Mark Athitakis is annoyed by the current fad for books about Stoicism, but what he presents here isn’t a review so much as a grunt of disapproval. He comes off like any old hipster grumbling that their former favorite band sold out. When he was in college, you had to find Epictetus in a hole-in-the-wall used bookstore, not on a set of inspirational refrigerator magnets, harrumph. I haven’t read any of the titles that raise his ire, but I’m willing to take his word for it that they offer vapid affirmations and motivational aphorisms. What makes me laugh is that he picks what, in my view, is precisely the weakest part of classical Stoicism to champion, i.e. the transparent rationalization:

Part of the problem is that contemporary Stoicism dearly wishes to escape its founders’ most severe dictates. Aurelius and company insisted that we be cool in the face of death, be it our own or a child’s. They tended to see matters of love and affection as a distraction. (Seneca: “Friendship is always helpful, yet too often love causes harm.”) Robertson attempts to sell its virtues by connecting it to modern cognitive behavioral therapy, while the Dummies authors try to reframe the love-starved idea by asserting its practical uses in friendship. Still, this amounts to a lot of tut-tutting about squishy emotions — that we must keep even loved ones at arm’s length: Epictetus wrote that in the same way we should see a jug as a thing that can break, when we kiss our child or spouse we should tell ourselves that we’re “kissing a human being because then you won’t get upset when they die.”

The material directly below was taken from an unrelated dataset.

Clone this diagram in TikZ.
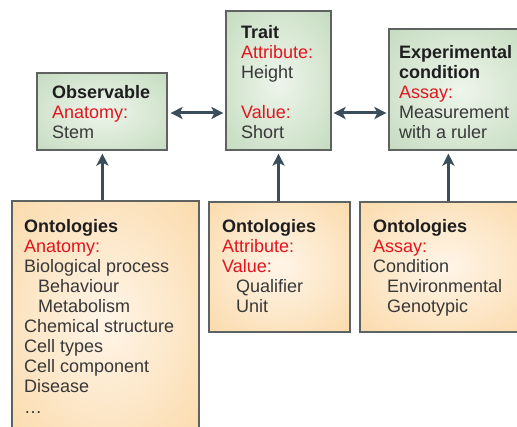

Well, yes. The problem with the “most severe dictates” is that they’re fucking stupid if taken seriously as philosophy. That’s why, as with Stoic theology, most people have ignored them in favor of the more pragmatic suggestions. We all know the fox in Aesop’s fable is full of merde when he claims that those grapes were probably sour, so he didn’t want them anyway. Granted, when faced with the agony of your wife’s or child’s death, you might resort to rationalization in a desperate attempt to numb the pain enough to carry on. “She was only a skinsuit full of blood, bone, and protein, after all.” You won’t really believe it, but maybe it will serve as an anesthetic for a little bit. In theory, at least. The wife of one of my employees died last month from cancer, and there’s no way in hell I’d suggest an Epictetian perspective as consolation. As philosophy, it’s ridiculous. As poetry, though?

This world of dew
Is only the world of dew
And yet…oh, and yet…

— Issa

Written after his daughter’s death. The same attempt to rationalize away unbearable pain, the same inevitable failure. And yet, this is beautiful and consoling in a way where the Stoics were just absurd and insulting.